Day One: Garry's Incident Review
Survival of the fittest in the world's glitchiest jungle
Around this point you've probably already attributed this game the same level of entertainment value as that of a dirty sock, but it does have one redeeming feature: Garry. Take the voice-acting prowess of primary-school nativity play, infuse it with character writing on the level of teenage fan-fiction, sprinkle it all on top of the cookie-cutter back-story and you have a character whose every line is pure, unsullied gold. Garry quickly became the single meaningful reason for me to continue through the game, simply because I earnestly wanted to hear him spout more lines of monologue like a ruptured sewage pipe. Cringeworthy doesn't do justice to it; Garry is nothing short of priceless. What's his motivation? Who cares, I just want to hear him deliver more of what somebody must have once thought were witty one-liners.

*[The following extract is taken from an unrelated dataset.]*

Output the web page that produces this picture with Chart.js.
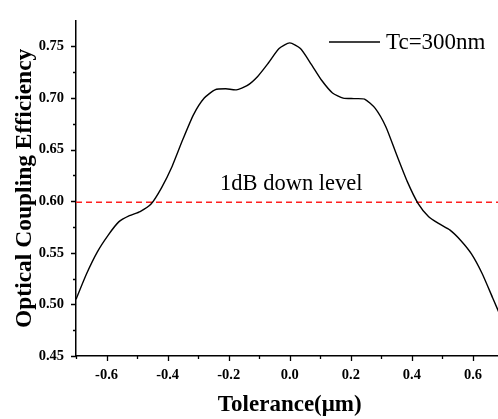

All of this could be forgiven. Well no, it couldn't, but it would only add up to a game that is merely edging on bad rather than downright abortive. What pushes Day One over the edge into the chasm of misery is – all together now, make sure you're in key – the astounding quantity of bugs. Takedown: Red Sabre was a good start, but Day One shows the true level of brokenness that a game can plummet to and still get a Steam release. Even with near-daily patches for a week after release, the game is a veritable vivarium for the aspiring bug enthusiast. Harmless ones, like being able to phase through solid objects and pick up items from inside them, or the mediocre visuals being sullied by bizarre kaleiodoscope-like vegetation behaviour, or context-sensitive cues vanishing into the ether, are the sort to just elicit an irritated sigh.
But in the big scheme of things they are mere beetles that scuttle around the ankles of bigger, more menacing issues. Don't, whatever you do, try to switch windows while playing this game, because when you come back the graphics will have bugged out harder than the eyes of that bloke from Total Recall. Once or twice I witnessed a cutscene that had clearly been intended to play in an entirely different section of the game, which was confusing but quite incomparable to the time I tried to bandage myself with a possessed man running towards me. In some bizarre display of passive-aggressiveness he stopped about an inch away and stared at me while I tended to my wounds, his glowing eyes boring deep into my psyche. Then, the moment the achingly-slow quick-time event had finished, I was whisked back to one of the earliest autosaves in the game without any warning, dialogue or explanation. That's right! Such was the intensity of his stare that I was blasted back in time. What a novel feature.
Day One is a game that begs many questions. Some of them pertain to suspension of disbelief, like 'why is there a fully-functional flintlock pistol lying discarded on the ground of this remote native community?' or 'who bothered to scratch all these crafting recipes into the solid rock?' Some are more concerned with game design, like 'what's the point of having me complete this unchanging easy quick-time event in lieu of an actual combat sequence?' or 'why would you space out checkpoints so stingily and then fail to implement a quicksave button?' or even the ever-present 'why is everything taller than ankle-height accompanied by an infuriating invisible wall?' Some, mostly those related to the game's exciting plethora of bugs, are too lengthy and expletive-laced to list here. Any one of these would be enough to earn a bout of vitriol in any other game, but here they are mere droplets in a storm, lost in the noise.
Day One is crude from every angle, stuffed with bad design and has zero direction or pacing, but all of this just serves to make the game inherently kind of adorable, like a drunk man singing J-pop karaoke. Entertainment in Day One comes not from the game itself, but from witnessing its failings. It's still impossible to recommend it to anybody under the sun, but maybe that's not such a problem anymore.